No Klinsmann = End of the World (as we know it)?

Short answer? No. What it does equal, though, is a bunch of really pissed off people who have every right to be.

Can they be pissed off that we lost out on the best candidate and potential difference maker? Sure.
Can they be pissed off that Bob Bradley will be named interim coach? Sure.
Can they be pissed off that US Soccer may have tragically taken a step backward, or best case scenario, a step laterally, with this coaching move? Once again. Sure.

But all of the above reasons to be mad are simply smaller pieces of the much larger problem behind the legitimate reason to engage in anger towards the USSF and Sunil Gulati right now: that we've squandered that past 6 months in an exercise of organizational dysfunction.

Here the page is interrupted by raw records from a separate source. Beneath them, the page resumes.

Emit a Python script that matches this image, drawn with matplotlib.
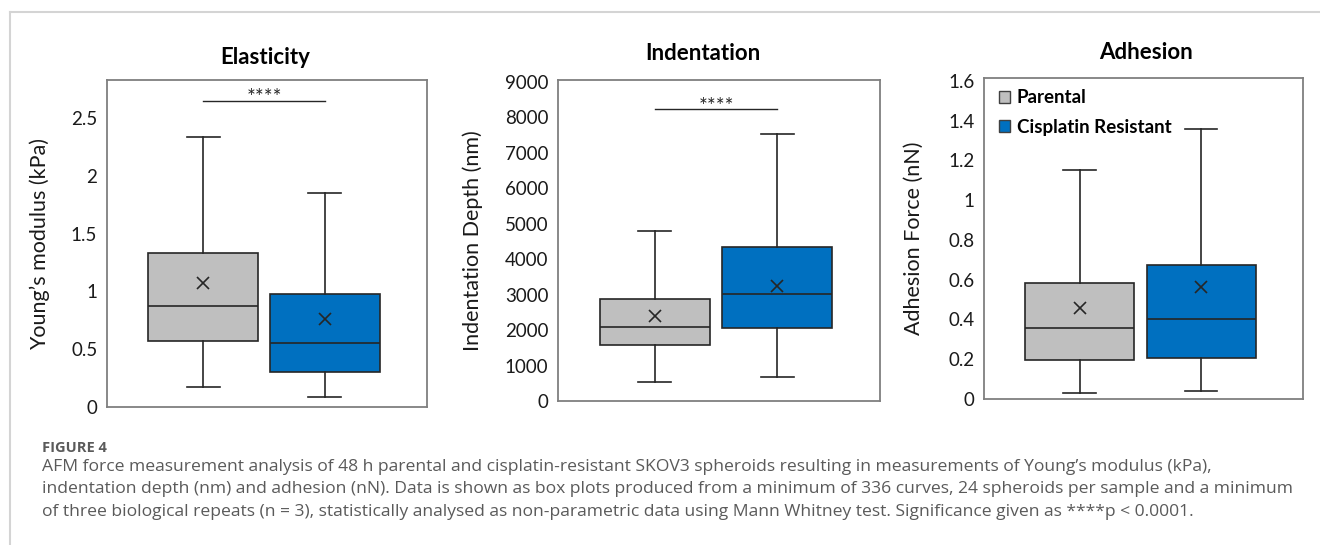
'''AFM box plots: elasticity, indentation and adhesion of SKOV3 spheroids'''

import matplotlib
matplotlib.use('Agg')
import matplotlib.pyplot as plt
from matplotlib.patches import Patch
from matplotlib.lines import Line2D

# Data (parental, cisplatin resistant)

groups = ['Parental', 'Cisplatin Resistant']
colours = ['#bfbfbf', '#0070c0']

titles = ['Elasticity', 'Indentation', 'Adhesion']
ylabels = ['Young\u2019s modulus (kPa)', 'Indentation Depth (nm)', 'Adhesion Force (nN)']

elast_lo = [0.17, 0.09]
elast_q1 = [0.57, 0.305]
elast_med = [0.87, 0.555]
elast_q3 = [1.33, 0.98]
elast_hi = [2.34, 1.85]
elast_mean = [1.07, 0.76]

indent_lo = [527, 685]
indent_q1 = [1569, 2048]
indent_med = [2076, 3023]
indent_q3 = [2865, 4330]
indent_hi = [4797, 7530]
indent_mean = [2394, 3248]

adh_lo = [0.028, 0.04]
adh_q1 = [0.194, 0.208]
adh_med = [0.357, 0.404]
adh_q3 = [0.583, 0.673]
adh_hi = [1.15, 1.358]
adh_mean = [0.456, 0.564]

yticks_1 = [0, 0.5, 1, 1.5, 2, 2.5]
ytick_labels_1 = ['0', '0.5', '1', '1.5', '2', '2.5']
yticks_2 = [0, 1000, 2000, 3000, 4000, 5000, 6000, 7000, 8000, 9000]
ytick_labels_2 = [str(v) for v in yticks_2]
yticks_3 = [0, 0.2, 0.4, 0.6, 0.8, 1.0, 1.2, 1.4, 1.6]
ytick_labels_3 = ['0', '0.2', '0.4', '0.6', '0.8', '1', '1.2', '1.4', '1.6']

sig_1 = 2.65
sig_2 = 8230

caption_head = 'FIGURE 4'
caption_lines = [
    'AFM force measurement analysis of 48 h parental and cisplatin-resistant SKOV3 spheroids resulting in measurements of Young\u2019s modulus (kPa),',
    'indentation depth (nm) and adhesion (nN). Data is shown as box plots produced from a minimum of 336 curves, 24 spheroids per sample and a minimum',
    'of three biological repeats (n = 3), statistically analysed as non-parametric data using Mann Whitney test. Significance given as ****p < 0.0001.',
]

# Styling

plt.rcParams['font.family'] = ['Lato', 'DejaVu Sans']
dark = '#262626'
spine_col = '#7f7f7f'


def make_stats(lo, q1, med, q3, hi, mean):
    '''Builds the stats list that bxp wants'''
    out = []
    for i in range(len(lo)):
        out.append({'whislo': lo[i], 'q1': q1[i], 'med': med[i], 'q3': q3[i],
                    'whishi': hi[i], 'mean': mean[i], 'fliers': []})
    return out


def draw_panel(ax, stats, ylim, yticks, ylabels_, ylabel, title, title_xy, label_x):
    bp = ax.bxp(stats, positions=[1, 2], widths=0.9, showmeans=True,
                patch_artist=True, showfliers=False,
                boxprops=dict(edgecolor=dark, linewidth=1.2),
                medianprops=dict(color=dark, linewidth=1.2),
                whiskerprops=dict(color=dark, linewidth=1.2),
                capprops=dict(color=dark, linewidth=1.2),
                capwidths=0.27,
                meanprops=dict(marker='x', markeredgecolor=dark, markersize=9,
                               markeredgewidth=1.2))
    for box, c in zip(bp['boxes'], colours):
        box.set_facecolor(c)
    ax.set_xlim(0.21, 2.84)
    ax.set_ylim(*ylim)
    ax.set_xticks([])
    ax.set_yticks(yticks)
    ax.set_yticklabels(ylabels_)
    ax.tick_params(axis='y', length=0, pad=7, labelsize=13.5, labelcolor='#1a1a1a')
    for s in ax.spines.values():
        s.set_color(spine_col)
        s.set_linewidth(1.3)
    ax.set_ylabel(ylabel, fontsize=15.5, color='#1a1a1a')
    ax.yaxis.set_label_coords(label_x, 0.5)
    ax.text(title_xy[0], title_xy[1], title, transform=ax.transAxes,
            ha='center', va='center', fontsize=16, fontweight='bold')


def sig_bar(ax, y):
    ax.plot([1, 2], [y, y], color=dark, lw=1)
    ax.annotate('****', xy=(1.5, y), xytext=(0, -5.5), textcoords='offset points',
                ha='center', va='bottom', fontsize=15, color=dark)


fig = plt.figure(figsize=(13.2, 5.45), dpi=100)

ax1 = fig.add_axes([107 / 1320, 1 - 407 / 545, 320 / 1320, 327 / 545])
ax2 = fig.add_axes([558 / 1320, 1 - 401 / 545, 322 / 1320, 321 / 545])
ax3 = fig.add_axes([984 / 1320, 1 - 399 / 545, 319 / 1320, 321 / 545])

draw_panel(ax1, make_stats(elast_lo, elast_q1, elast_med, elast_q3, elast_hi, elast_mean),
           (0, 2.83), yticks_1, ytick_labels_1, ylabels[0], titles[0], (0.494, 1.07), -0.178)
draw_panel(ax2, make_stats(indent_lo, indent_q1, indent_med, indent_q3, indent_hi, indent_mean),
           (0, 9050), yticks_2, ytick_labels_2, ylabels[1], titles[1], (0.45, 1.084), -0.233)
draw_panel(ax3, make_stats(adh_lo, adh_q1, adh_med, adh_q3, adh_hi, adh_mean),
           (0, 1.615), yticks_3, ytick_labels_3, ylabels[2], titles[2], (0.508, 1.078), -0.188)

# Significance bars
sig_bar(ax1, sig_1)
sig_bar(ax2, sig_2)

# Legend
handles = [Patch(facecolor=c, edgecolor='#404040', linewidth=1) for c in colours]
leg = ax3.legend(handles, groups, loc='upper left', bbox_to_anchor=(0.047, 0.965),
                 frameon=False, borderpad=0, borderaxespad=0, handlelength=0.6,
                 handleheight=0.6, handletextpad=0.35, labelspacing=0.68,
                 prop={'weight': 'bold', 'size': 13.5})

# Card border
fig.add_artist(Line2D([10 / 1320, 1], [1 - 12 / 545, 1 - 12 / 545], color='#d4d4d4', lw=1.5))
fig.add_artist(Line2D([10 / 1320, 10 / 1320], [0, 1 - 12 / 545], color='#d4d4d4', lw=1.5))

# Caption
cap_font = ['Open Sans', 'DejaVu Sans']
fig.text(42 / 1320, 1 - 448 / 545, caption_head, fontsize=10.5, fontweight='bold',
         color='#5a5a5a', va='center', family=cap_font)
for i, line in enumerate(caption_lines):
    fig.text(42 / 1320, 1 - (467 + 22.3 * i) / 545, line, fontsize=12.6,
             color='#5a5a5a', va='center', family=cap_font)

fig.savefig('out.png', dpi=100)
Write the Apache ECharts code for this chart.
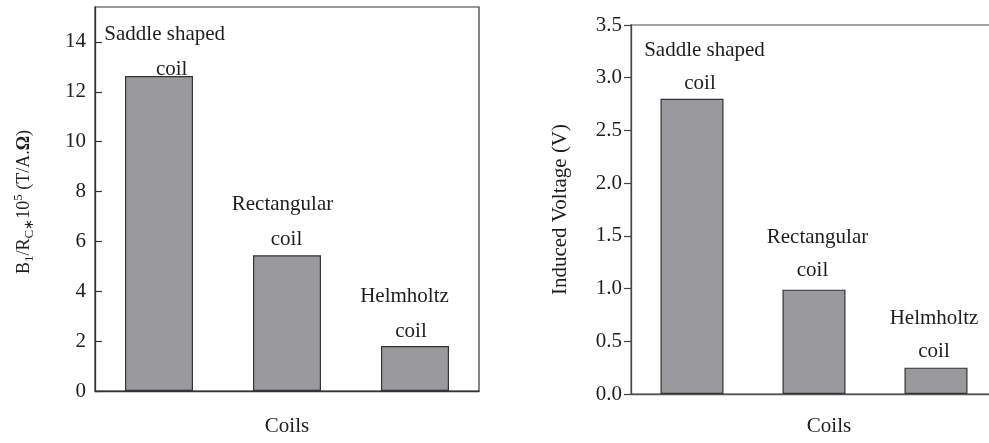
<!DOCTYPE html>
<html>
<head>
<meta charset="utf-8">
<script src="https://cdn.jsdelivr.net/npm/echarts@6/dist/echarts.min.js"></script>
<style>
html,body{margin:0;padding:0;background:#fff;}
#c{width:989px;height:443px;}
</style>
</head>
<body>
<div id="c"></div>
<script>
// ---- data ----
const categories = ['Saddle shaped coil', 'Rectangular coil', 'Helmholtz coil'];
const labelTitles = ['Saddle shaped', 'Rectangular', 'Helmholtz'];
const labelSub = 'coil';
const fieldPerResistance = [12.63, 5.44, 1.8];   // B1/RC*10^5 (T/A.Ω)
const inducedVoltage = [2.8, 0.99, 0.25];        // V
const leftAxisMax = 15.4, leftAxisInterval = 2;
const rightAxisMax = 3.5, rightAxisInterval = 0.5;

// ---- styles ----
const FONT = "'Liberation Serif', 'Times New Roman', serif";
const TXT = '#1e1e1e';
const leftLabelLayout = [
  {dx: 5.7, dy: 3.5, pad: [0, 0, 0, 14]},
  {dx: -4.5, dy: -5, pad: [0, 0, 0, 8]},
  {dx: -10.5, dy: -4, pad: [0, 0, 0, 13]}
];
const rightLabelLayout = [
  {dx: 12.5, dy: -4.5, pad: [0, 9, 0, 0]},
  {dx: 3.5, dy: -8.5, pad: [0, 10, 0, 0]},
  {dx: -2, dy: -5.5, pad: [0, 0, 0, 0]}
];

function buildData(values, layout, titleLH) {
  return values.map((v, i) => ({
    value: v,
    label: {
      show: true,
      position: 'top',
      distance: 0,
      offset: [layout[i].dx, layout[i].dy],
      formatter: '{t|' + labelTitles[i] + '}\n{c|' + labelSub + '}',
      rich: {
        t: {fontFamily: FONT, fontSize: 21, color: TXT, lineHeight: titleLH},
        c: {fontFamily: FONT, fontSize: 21, color: TXT, lineHeight: 21, padding: layout[i].pad}
      }
    }
  }));
}

const barItem = {color: '#9a9a9e', borderColor: '#333', borderWidth: 1.2};

const chart = echarts.init(document.getElementById('c'), null, {renderer: 'canvas'});
chart.setOption({
  animation: false,
  backgroundColor: '#fff',
  textStyle: {fontFamily: FONT},
  grid: [
    {left: 95, top: 7, width: 384, height: 384, show: true, borderColor: '#333', borderWidth: 1.2,
     backgroundColor: 'transparent', containLabel: false, outerBoundsMode: 'none'},
    {left: 631, top: 25, width: 366, height: 369, show: true, borderColor: '#888', borderWidth: 1.4,
     backgroundColor: 'transparent', containLabel: false, outerBoundsMode: 'none'}
  ],
  xAxis: [
    {
      type: 'category', gridIndex: 0, data: categories,
      axisLine: {lineStyle: {color: '#333', width: 1.3}},
      axisTick: {show: false}, axisLabel: {show: false}, splitLine: {show: false},
      name: 'Coils', nameLocation: 'middle', nameGap: 25,
      nameTextStyle: {fontFamily: FONT, fontSize: 21, color: TXT}
    },
    {
      type: 'category', gridIndex: 1, data: categories,
      axisLine: {lineStyle: {color: '#555', width: 1.3}},
      axisTick: {show: false}, axisLabel: {show: false}, splitLine: {show: false},
      name: 'Coils', nameLocation: 'middle', nameGap: 22,
      nameTextStyle: {fontFamily: FONT, fontSize: 21, color: TXT, padding: [0, 0, 0, 30]}
    }
  ],
  yAxis: [
    {
      type: 'value', gridIndex: 0, min: 0, max: leftAxisMax, interval: leftAxisInterval,
      axisLine: {show: true, lineStyle: {color: '#333', width: 1.3}},
      axisTick: {show: true, inside: true, length: 7, lineStyle: {color: '#333', width: 1.2}},
      axisLabel: {fontFamily: FONT, fontSize: 21, color: TXT, margin: 9, showMaxLabel: false},
      splitLine: {show: false},
      name: '{n|B}{sb|1}{n|/R}{sb|C}{st|∗}{n|10}{sp|5}{n| (T/A.}{om|Ω}{n|)}',
      nameLocation: 'middle', nameRotate: 90, nameGap: 59,
      nameTextStyle: {
        fontFamily: FONT, fontSize: 18, color: TXT, padding: [0, 6, 0, 0],
        rich: {
          n: {fontFamily: FONT, fontSize: 18, color: TXT, lineHeight: 24, verticalAlign: 'middle'},
          sb: {fontFamily: FONT, fontSize: 13, color: TXT, lineHeight: 13, verticalAlign: 'bottom'},
          st: {fontFamily: FONT, fontSize: 13, color: TXT, lineHeight: 16, verticalAlign: 'bottom'},
          sp: {fontFamily: FONT, fontSize: 13, color: TXT, lineHeight: 13, verticalAlign: 'top'},
          om: {fontFamily: FONT, fontSize: 18, color: TXT, lineHeight: 24, verticalAlign: 'middle', fontWeight: 'bold'}
        }
      }
    },
    {
      type: 'value', gridIndex: 1, min: 0, max: rightAxisMax, interval: rightAxisInterval,
      axisLine: {show: true, lineStyle: {color: '#444', width: 1.3}},
      axisTick: {show: true, inside: false, length: 7, lineStyle: {color: '#444', width: 1.2}},
      axisLabel: {fontFamily: FONT, fontSize: 21, color: TXT, margin: 9, formatter: v => v.toFixed(1)},
      splitLine: {show: false},
      name: 'Induced Voltage (V)', nameLocation: 'middle', nameRotate: 90, nameGap: 60,
      nameTextStyle: {fontFamily: FONT, fontSize: 21, color: TXT}
    }
  ],
  series: [
    {
      type: 'bar', xAxisIndex: 0, yAxisIndex: 0, barWidth: 68,
      itemStyle: barItem,
      data: buildData(fieldPerResistance, leftLabelLayout, 49)
    },
    {
      type: 'bar', xAxisIndex: 1, yAxisIndex: 1, barWidth: 63,
      itemStyle: barItem,
      data: buildData(inducedVoltage, rightLabelLayout, 45)
    }
  ]
});
</script>
</body>
</html>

People will hypothesize, theorize, and whatever else -ize out of what the phrase, "Klinsmann and USSF president Sunil Gulati apparently are far apart on issues of executive control over the U.S. program, which is more of an issue than money" means. If the USSF makes one thing very simple, it's that ability to become quickly confused and lost at how the bureaucracy of the federation works. Many lords fighting to control their little fiefdoms of soccer. It's own worst enemy. Therefore I'll leave that up to others to get headaches over.

Essentially, it's not that Klinsmann pulled out. It's that we had to wait 6 months for that to happen. And when it did, we didn't have a Plan B to immediately go to, so instead we get an interim coach until a full time one is found. It could be Bob Bradley or Sir Alex Ferguson in this short term role. It doesn't matter. What does matter is the title 'interim' that precedes 'coach'.

Gone are 6 months of no camps, no games, and no progress. And now the Fred is forced to essentially grab somebody and toss him into the coach's role so that we at least have someone selecting the Starting XI and roaming the sidelines during the friendly matches we've already schedule.

These upcoming matches have devolved from the infant stages of culling players and laying the bedrock for a future system into glorified training sessions, making sure the obvious players keep in shape and somewhat remember each other's faces. And the USSF gets to make money from the ticket sales.

Hope for the best, plan for the worst. The USSF only did one of those thing and now it cost them.

I'm normally optomistic, but unless the USSF pulls off a miracle hire, the dismissall of Bruce Arena (sorry, the option not to re-hire) will be in vain.